Kristian Rouz – The German economy gained momentum in the first quarter of the year, driven by foreign trade, as well as domestic consumption and investment, hitting a one-year high. The boom in construction, along with higher spending from the federal and state governments, also contributed to quicker growth, brightening the economic outlook for the entire eurozone.
The German economy expanded by 0.6 percent in 1Q17 compared to s 0.4 percent growth in the previous quarter, according to the data released by the Federal Statistics Office, meaning Europe’s powerhouse is currently running full steam, driving higher inflation and brightening the economic outlook in the eurozone. The Q1 expansion was the quickest in a year, whilst German business sentiment increases to its six-year high this month, suggesting the current quarter’s pace of expansion could exceed the last quarter’s reading.
Year-on-year, the German economy grew by 2.4 percent in Q1, outperforming the US and several other advanced economies.
“This is a very bright picture of the German economy,” Jens Kramer of Hannover-based Norddeutsche Landesbank said. “Growth is healthy because consumer spending is strong and investments are strong while trade continues to contribute to the expansion.”
Private consumption gained 0.3 percent in 1Q17 compared to 0.2 percent the previous quarter, whilst equipment investment broke into positive territory gaining 1.2 percent compared to —0.1 percent in 4Q16. Construction also accelerated to a 2.3 percent gain in Q1 from the 0.8 percent increase the previous quarter.
“If this development continues on a sustained basis, monetary policy normalisation will also near,” Jens Weidmann of Deutsche Bundesbank said.
The eurozone’s monetary policies currently include roughly 2 trillion euros of private debt purchases at a pace of 60 billion euros per month. Before April, the ECB was buying 90 billion euros worth of private bonds monthly, but now that economic growth has improved, further cuts in monthly asset purchases are expected, with the overall stimulus being gradually removed. Interest rates, currently at zero and —0.1 percent interest on deposits, are also poised to go up as eurozone inflation nears the ECB’s 2 percent target.
“This is the first small step towards the exit, but the exit will not be rushed,” Marco Valli of Milan-based bank UniCredit SpA said. “All seems to suggest that by the end of next year, QE (quantitative easing, the ECB’s monthly asset purchases) should be over.”
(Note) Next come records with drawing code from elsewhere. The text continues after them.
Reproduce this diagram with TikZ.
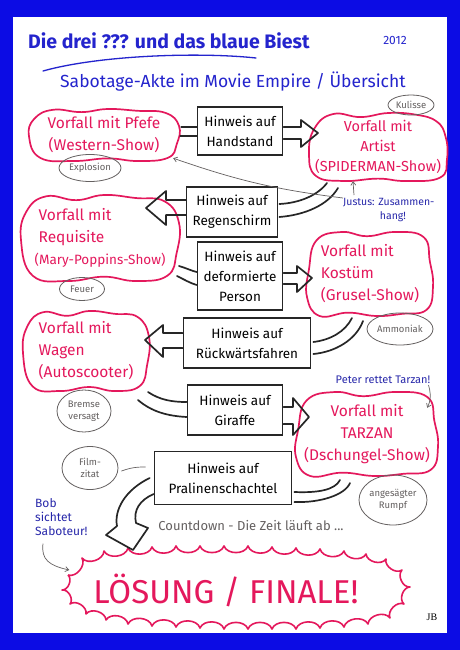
\documentclass[tikz,border=0pt]{standalone}
\usepackage{fontspec}
\setmainfont{Fira Sans}
\newfontfamily\serifjb{Liberation Serif}
\usetikzlibrary{shapes.geometric,arrows.meta,calc}
\definecolor{bgblue}{RGB}{12,12,228}
\definecolor{fred}{RGB}{228,24,92}
\definecolor{titleblue}{RGB}{36,36,205}
\definecolor{penblue}{RGB}{40,40,170}
\definecolor{notegray}{RGB}{100,96,96}
\tikzset{
  cloudbox/.style={rectangle, text=fred, align=center, inner sep=0pt, font=\fontsize{15.5}{22}\selectfont},
  blobline/.style={draw=fred, line width=1.7pt},
  hintbox/.style={rectangle, draw=black!85, line width=1.7pt, align=center, inner sep=0pt,
    font=\fontsize{13.5}{20}\selectfont},
  noteell/.style={ellipse, draw=notegray, line width=0.8pt, text=notegray, align=center,
    inner sep=0pt, font=\fontsize{9.5}{12}\selectfont},
  pennote/.style={text=penblue, align=left, inner sep=0pt, font=\fontsize{10.5}{14}\selectfont},
  blockline/.style={draw=black!85, line width=1.7pt, line cap=round, line join=round},
  notearrow/.style={draw=notegray, line width=0.7pt, -{Straight Barb[length=3.5pt,width=5pt]}},
  noteline/.style={draw=notegray, line width=0.7pt},
  burst/.style={draw=fred, line width=1.6pt, line join=round}
}
\newcommand\blobA{(-1.00,0.05) (-0.93,-0.62) (-0.68,-0.97) (-0.30,-0.88) (0.05,-1.0) (0.45,-0.93) (0.82,-0.85) (1.0,-0.35) (0.97,0.35) (0.85,0.88) (0.45,1.0) (0.05,0.9) (-0.40,1.0) (-0.85,0.88)}
\newcommand\blobB{(-0.97,-0.1) (-0.85,-0.8) (-0.45,-1.0) (-0.05,-0.9) (0.4,-1.0) (0.85,-0.88) (0.95,-0.3) (1.0,0.3) (0.9,0.85) (0.5,0.95) (0.1,1.0) (-0.35,0.92) (-0.8,1.0) (-1.0,0.55)}
\newcommand\blobC{(-1.0,0.2) (-0.92,-0.55) (-0.65,-0.97) (-0.25,-0.88) (0.15,-1.0) (0.55,-0.95) (0.85,-0.75) (0.98,-0.3) (1.0,0.35) (0.9,0.9) (0.4,1.0) (0.0,0.93) (-0.5,1.0) (-0.9,0.85)}
\newcommand\drawblob[4]{%
  \begin{scope}[shift={(#1.center)}, x=#2pt, y=-#3pt]
    \draw[blobline] plot[smooth cycle, tension=0.75] coordinates {#4};
  \end{scope}}
\begin{document}
\begin{tikzpicture}[x=1pt,y=-1pt]
\useasboundingbox (0,0) rectangle (460,650);
\fill[bgblue] (0,0) rectangle (460,650);
\fill[white] (13,17) rectangle (447,633);

% title
\node[anchor=west, text=titleblue, inner sep=0pt, font=\fontsize{19.5}{24}\selectfont\bfseries] (title) at (28,41) {Die drei ??? und das blaue Biest};
\node[text=titleblue, inner sep=0pt, font=\fontsize{12}{14}\selectfont] (year) at (395,40) {2012};
\draw[titleblue, line width=1.3pt, line cap=round] (43,71) .. controls (100,55) and (200,52) .. (256,58);
\node[anchor=west, text=titleblue, inner sep=0pt, font=\fontsize{17.5}{20}\selectfont] (sub) at (60,82) {Sabotage-Akte im Movie Empire / Übersicht};

% clouds
\node[cloudbox, minimum width=148pt, minimum height=50pt] (c1) at (104,135) {Vorfall mit Pfefe\\(Western-Show)};
\drawblob{c1}{75}{26}{\blobA}
\node[cloudbox, minimum width=136pt, minimum height=68pt, font=\fontsize{14.5}{20}\selectfont] (c2) at (378,147) {Vorfall mit\\Artist\\(SPIDERMAN-Show)};
\drawblob{c2}{69}{34}{\blobC}
\node[cloudbox, minimum width=156pt, minimum height=84pt, align=left] (c3) at (100,238) {\hspace*{4pt}Vorfall mit\\\hspace*{4pt}Requisite\\{\fontsize{13.5}{22}\selectfont(Mary-Poppins-Show)}};
\drawblob{c3}{79}{43}{\blobA}
\node[cloudbox, minimum width=124pt, minimum height=84pt, align=left] (c4) at (370,274) {Vorfall mit\\Kostüm\\(Grusel-Show)};
\drawblob{c4}{63}{42}{\blobB}
\node[cloudbox, minimum width=124pt, minimum height=78pt, align=left] (c5) at (86,351) {Vorfall mit\\Wagen\\(Autoscooter)};
\drawblob{c5}{63}{40}{\blobA}
\node[cloudbox, minimum width=140pt, minimum height=84pt] (c6) at (367,434) {Vorfall mit\\TARZAN\\(Dschungel-Show)};
\drawblob{c6}{71}{42}{\blobB}

% hint boxes
\node[hintbox, minimum width=85pt, minimum height=48pt] (b1) at (240,131) {Hinweis auf\\Handstand};
\node[hintbox, minimum width=91pt, minimum height=50pt] (b2) at (232,212) {Hinweis auf\\Regenschirm};
\node[hintbox, minimum width=85pt, minimum height=68pt] (b3) at (240,276) {Hinweis auf\\deformierte\\Person};
\node[hintbox, minimum width=127pt, minimum height=50pt] (b4) at (247,343) {Hinweis auf\\Rückwärtsfahren};
\node[hintbox, minimum width=95pt, minimum height=50pt] (b5) at (235,410) {Hinweis auf\\Giraffe};
\node[hintbox, minimum width=137pt, minimum height=53pt] (b6) at (223,478) {Hinweis auf\\Pralinenschachtel};

% gray notes
\node[noteell, minimum width=46pt, minimum height=20pt] (e1) at (411,105) {Kulisse};
\node[noteell, minimum width=62pt, minimum height=27pt] (e2) at (90,168) {Explosion};
\node[noteell, minimum width=45pt, minimum height=23pt] (e3) at (82,289) {Feuer};
\node[noteell, minimum width=66pt, minimum height=32pt] (e4) at (400,329) {Ammoniak};
\node[noteell, minimum width=54pt, minimum height=42pt] (e5) at (84,411) {Bremse\\versagt};
\node[noteell, minimum width=56pt, minimum height=43pt] (e6) at (90,468) {Film-\\zitat};
\node[noteell, minimum width=68pt, minimum height=50pt] (e7) at (393,500) {angesägter\\Rumpf};

% pen notes
\node[pennote, anchor=north west] (justus) at (343,198) {Justus: Zusammen-\\\hspace*{3.5em}hang!};
\node[pennote, font=\fontsize{11}{12}\selectfont] (peter) at (383,380) {Peter rettet Tarzan!};
\node[pennote, anchor=north west, font=\fontsize{12}{14}\selectfont] (bob) at (35,498) {Bob\\sichtet\\Saboteur!};
\node[text=notegray, inner sep=0pt, font=\fontsize{13}{15}\selectfont] (count) at (251,526) {Countdown - Die Zeit läuft ab ...};

% final
\node[text=fred, inner sep=0pt, font=\fontsize{33}{36}\selectfont] (fin) at (226,590) {LÖSUNG / FINALE!};
\draw[burst] (68,575) \foreach \x/\y in {82/558,104/551,128/548,152/547,176/546,200/546,224/546,248/546,272/547,296/548,320/549,344/551,366/554,386/559,402/570,410/587,404/604,390/618,368/624,344/627,320/628,296/629,272/629,248/629,224/629,200/628,176/627,152/626,128/624,106/620,86/614,70/604,62/590,68/575} { to[bend right=70] (\x,\y) };
\node[inner sep=0pt, font=\fontsize{10}{10}\serifjb] (jb) at (432,617) {JB};

% block connectors
\draw[blockline] ($(c1.east)+(3,-8)$) -- ($(b1.west)+(0,-4)$);
\draw[blockline] ($(c1.east)+(2,1)$) -- ($(b1.west)+(0,5)$);
\draw[blockline] ($(b1.east)+(0,-4)$) -- (301,127) -- (301,120) -- (318,133) -- (301,147) -- (301,139) -- ($(b1.east)+(0,8)$);

\draw[blockline] ($(c2)+(-51,36)$) .. controls (318,195) and (300,203) .. ($(b2.east)+(1,-8)$);
\draw[blockline] ($(c2)+(-40,41)$) .. controls (328,205) and (305,215) .. ($(b2.east)+(1,5)$);
\draw[blockline] ($(b2.west)+(0,-12)$) -- (166,200) -- (166,191) -- (146,208) -- (166,225) -- (166,215) -- ($(b2.west)+(0,3)$);

\draw[blockline] ($(c3)+(79,28)$) .. controls (186,268) and (192,271) .. ($(b3.west)+(0,-4)$);
\draw[blockline] ($(c3)+(77,38)$) .. controls (185,280) and (190,283) .. ($(b3.west)+(0,9)$);
\draw[blockline] ($(b3.east)+(0,-3)$) -- (297,273) -- (297,266) -- (312,278) -- (297,292) -- (297,284) -- ($(b3.east)+(0,8)$);

\draw[blockline] ($(c4)+(-18,44)$) .. controls (345,332) and (330,340) .. ($(b4.east)+(2,-1)$);
\draw[blockline] ($(c4)+(-7,47)$) .. controls (356,340) and (335,352) .. ($(b4.east)+(2,11)$);
\draw[blockline] ($(b4.west)+(0,-10)$) -- (163,333) -- (163,325) -- (145,340) -- (163,357) -- (163,348) -- ($(b4.west)+(0,5)$);

\draw[blockline] ($(c5)+(62,41)$) .. controls (160,400) and (172,402) .. ($(b5.west)+(0,-8)$);
\draw[blockline] ($(c5)+(52,49)$) .. controls (152,412) and (168,416) .. ($(b5.west)+(0,7)$);
\draw[blockline] ($(b5.east)+(0,-3)$) -- (293,407) -- (293,398) -- (309,417) -- (293,435) -- (293,424) -- ($(b5.east)+(0,14)$);

\draw[blockline] ($(c6)+(-27,46)$) .. controls (335,490) and (318,493) .. ($(b6.east)+(2,14)$);
\draw[blockline] ($(c6)+(-17,49)$) .. controls (345,495) and (320,503) .. ($(b6.east)+(2,24)$);
\draw[blockline] ($(b6.west)+(-4,0)$) .. controls (125,490) and (114,510) .. (117,526) -- (106,535) -- (133,550) -- (148,528) -- (136,523) .. controls (133,510) and (140,500) .. ($(b6.west)+(0,16)$);

% thin gray connectors
\draw[notearrow] (justus.north west) to[bend left=6] ($(c1.south east)+(-5,-2)$);
\draw[notearrow] ($(justus.north west)+(11,-3)$) -- ($(c2.south)+(-25,0)$);
\draw[notearrow] ($(peter.east)+(-2,5)$) .. controls ($(peter.east)+(2,18)$) and ($(peter.east)+(-2,25)$) .. ($(c6.north east)+(-10,16)$);
\draw[notearrow] ($(bob.south west)+(8,8)$) .. controls ($(bob.south west)+(6,24)$) and ($(bob.south west)+(14,30)$) .. ($(fin.west)+(-24,-20)$);
\draw[noteline] ($(e6.east)+(3,3)$) to[bend left=10] ($(b6.west)+(-8,-11)$);
\end{tikzpicture}
\end{document}
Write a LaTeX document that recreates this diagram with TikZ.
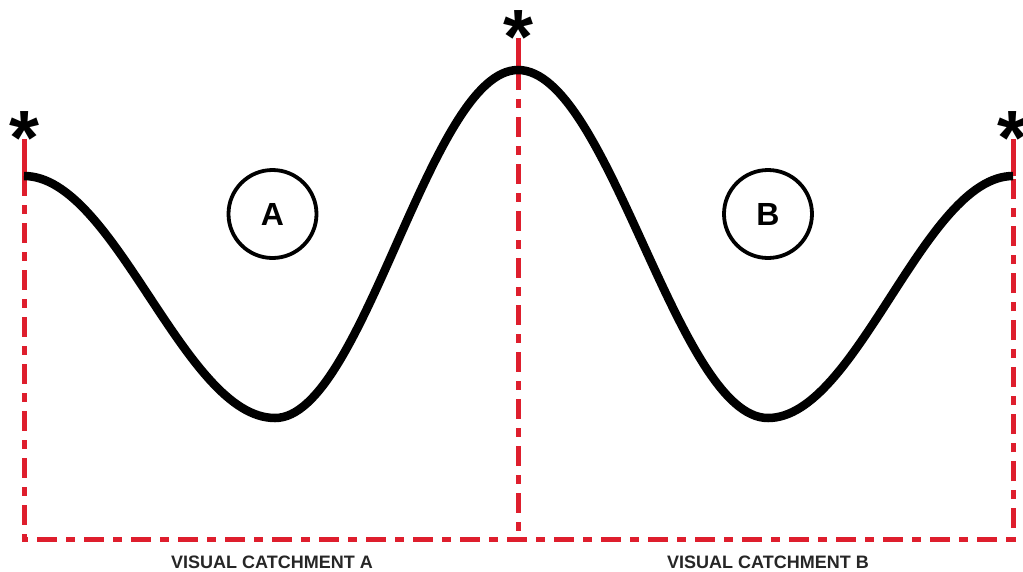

The Bundesbank said on Monday that they expect the German economy to further accelerate in the current quarter due to the ongoing increases in overseas shipments and improvements in domestic consumer demand. A gradually tightening labor market drives the gains in consumer sentiment, but the main indicator in focus is business investment, which might contribute the most to the Q2 GDP expansion.
"The economic upswing has become more broad-based," Thomas Gitzel of VP Bank said. "Hopes are growing that this will become a self-reinforcing boom."
Most of the Q1 improvement in domestic investment was driven by the private sector of the economy, providing enough grounds to assume its self-sustainability, but also suggesting a higher degree of volatility in this segment. The German government has long been criticized for its lack of effort to contribute to domestic investment.
As of May, domestic demand has posted further improvements, whilst sectors such as manufacturing and construction require more hard data to come out. According to Ifo Institute’s preliminary estimates, German business sentiment has improved to 113.1 in May, its six-year high, from 112.9 the previous month.